100% Tested is not 100% Covered

A misconception in testing that we frequently see is the view that if all the tests are run, then the system is fully tested. This leads to the risk of false positives where stakeholders see a 100% tested report and think everything is safe and ready to ship.

But what if that testing was just a drop in the ocean?

ISSUES WITH Scope

In most project methodologies there’s only a limited time for documenting the scope of what we want, whether thats user stories, requirements, specifications, designs, whatever. This means that baked into our project approaches is the idea that some scope for the project are just undocumented.

  • Undocumented explicit scope, things we probably know that we want but forget to document (or don’t have time to document). Usually this is things like branding or non functional requirements.
  • Implicit scope, things that the business knows they want but don’t document because they assume that everyone knows about this because its obvious. This might be domain knowledge or existing project knowledge.
  • Total unknown scope, things that the project team just don’t know about because they haven’t ever come up or we lack the knowledge in the area to understand.

Where scope is undocumented (for whatever reason) even when testing covers 100% of these asks… it’s not covering 100% of what’s really needed.

Issues with testing scope

Testing can be infinite and writing tests to cover everything would take forever. Think about a field that allows you to add 20 alphanumeric characters, that’s 53 characters x 20 positions = 1060 combinations, meaning that many tests for one field (more when we add spaces and special characters and negative cases). It’s unrealistic to try to document 100% of scope for all testing we might do, which is where risk based testing is used.

But this means that even when we cover 100% of our planned tests, we know that it’s not covering 100% of what the product / feature / software can do. There’s assumptions that where we’ve seen something like that working that other things will work too.

A diagram showing a box titled testing scope nested in a larger box titled project scope. Outside of the testing scope, but in the project scope, are unfound bugs.
Fig 1. Showing how limitations in testing bredth and depth can leave bugs unfound.

A drop in the ocean

So, testing scope might not cover everything we’ve asked for and everything that’s been asked for might not cover everything we need. That means 100% of our tests won’t cover 100% of the project.

A diagram that shows test scope as a small box inside larger boxes titled explicit scope and implicit scope. The gap between the sizes of these nested boxes is highlighted as "unknowns equals risk".
Fig 2. Showing the gap between project and testing scope.

This leaves us with a gap in our understanding of quality and these unknowns means risk. Specifically the risk that things won’t work the way that we want them to.

Okay great, what can we do?

Like with any risk, we have to mitigate the risk of 100% testing scope being seen as 100% testing of everything in the product.

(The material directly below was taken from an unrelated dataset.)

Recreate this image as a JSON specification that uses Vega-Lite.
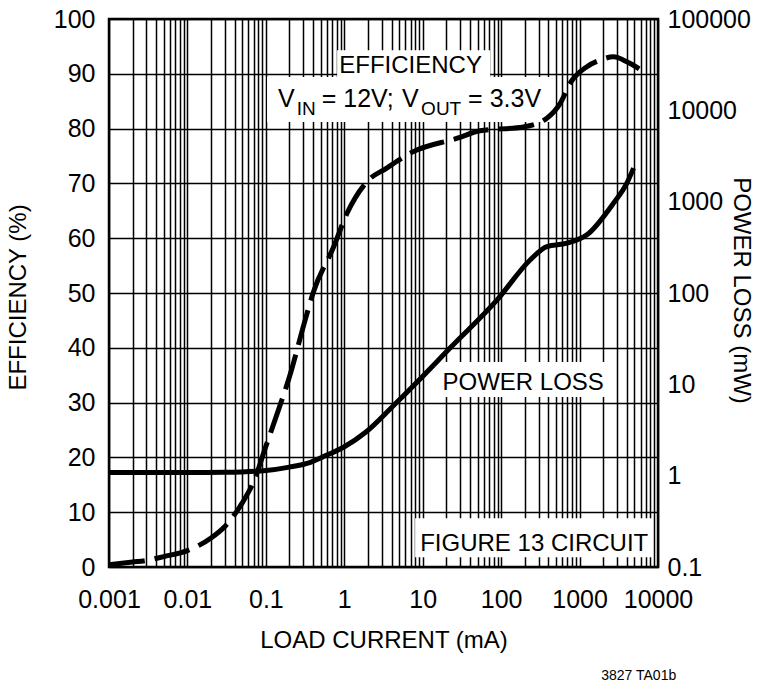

  • Educating our teams, especially our stakeholders to know that even 100% of planned testing complete can still mean areas uncovered. That means accepting and understanding that there’s still risks to risks to quality after a 100% passed report.
  • Sharing the scope of our testing, with our teams and stakeholders so that they can understand exactly what’s been covered and understand any implicit scope or explicit scope that hasn’t been tested.
  • Sharing narrative reports, not progress reports of number of tests passed. A narratibe report detailing what’s been tested and seen will help your team understand the scope of testing and identify what’s missing.
  • Be brave and be candid, don’t assume that because you can’t cover and know everything that you’re a bad tester. Don’t hide what we’ve been able to do from the team and the shortfalls in what we’ve tested. That transparency will allow for better decision making about quality.
  • Ask your team & stakeholders to help, by being more explicit with asks. Challenge and question your team early on to document implicit asks and request they engage with the scope of your testing to ensure it’s everything we want covered.

That last part can be hard, especially in organisational cultures that are more focused on timelines than engineering outcomes. In those situations I’ve found that running a workshop to go over coverage early and looking for “stakeholder sign off of testing” can help. It also works to raise official risks about test coverage and the perception of test scope being used in Decision making.

Help your team to make meaningful decisions about quality. Help them to understand that even when your testing is complete, it’s not really complete (or finished).